Илья успел слегка прибраться в подвале, переодеться, пока Сара добиралась. Вскоре звонок на воротах, запищал. Хозяин позволил им открыться. Гостья вошла во двор, ступая по утрамбованному, но удивительно чистому снегу. Скрип под ногами и тишина вокруг поразили Сару своей красотой. Отравленные звуки города остались там, за парком. Дворик был белой сказкой, накрытой ветвистыми сводами голых деревьев. Через них проглядывало зимнее полотно неба. Холод обнял Сару, взял за руки, растёкся по венам. Старинные фонари освещали двор, снег поблёскивал, почти согревал. Готический мотив голых деревьев слился с порывами ветра. Сара услышала ритмичное поскрипывание снега:
– У тебя здесь так красиво, Илья!
– C тобой – да! – эти слова её поначалу обескуражили и обезоружили. Она часто принимала комплименты за лесть. Журналистская привычка и кредо: «Все врут, даже я». Правда редко печатается в газетах и интервью давать не любит.
– Без меня этот двор выглядит точно так же, – холодно отрезала Сара и окончательно замёрзла.
– Пойдём тогда в дом, – печально сказал Илья и поёжился.

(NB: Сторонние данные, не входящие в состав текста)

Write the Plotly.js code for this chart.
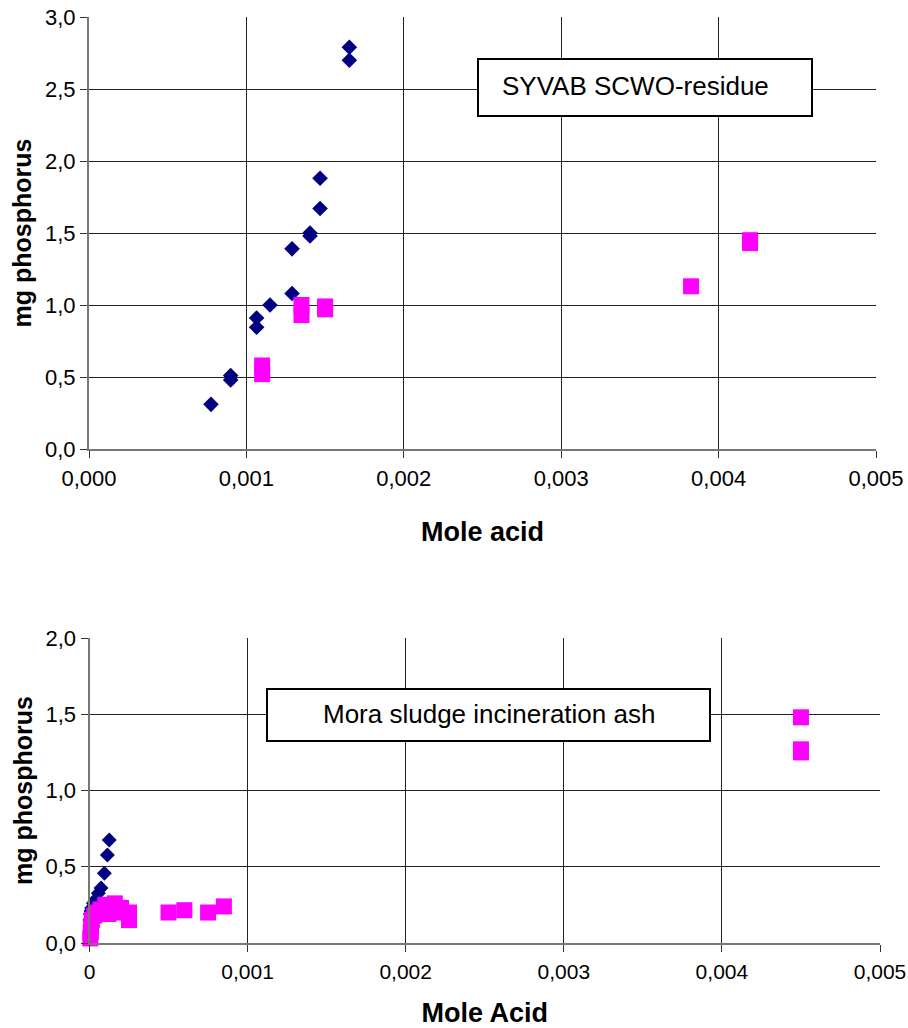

– Журналист проснулся. Я готова. И, пожалуйста, если можно, покороче, вдруг ещё успею выспаться, – Сара знала, что такие вещи слышать неприятно, но продолжала размахивать хлыстом фраз, а это она умела превосходно – богатый опыт работы с людьми. Сара всегда была крайне смелой. Хозяин дома в порыве злости молча зашаркал по снегу и без лишних задержек повёл Сару к сенсации – в подвал.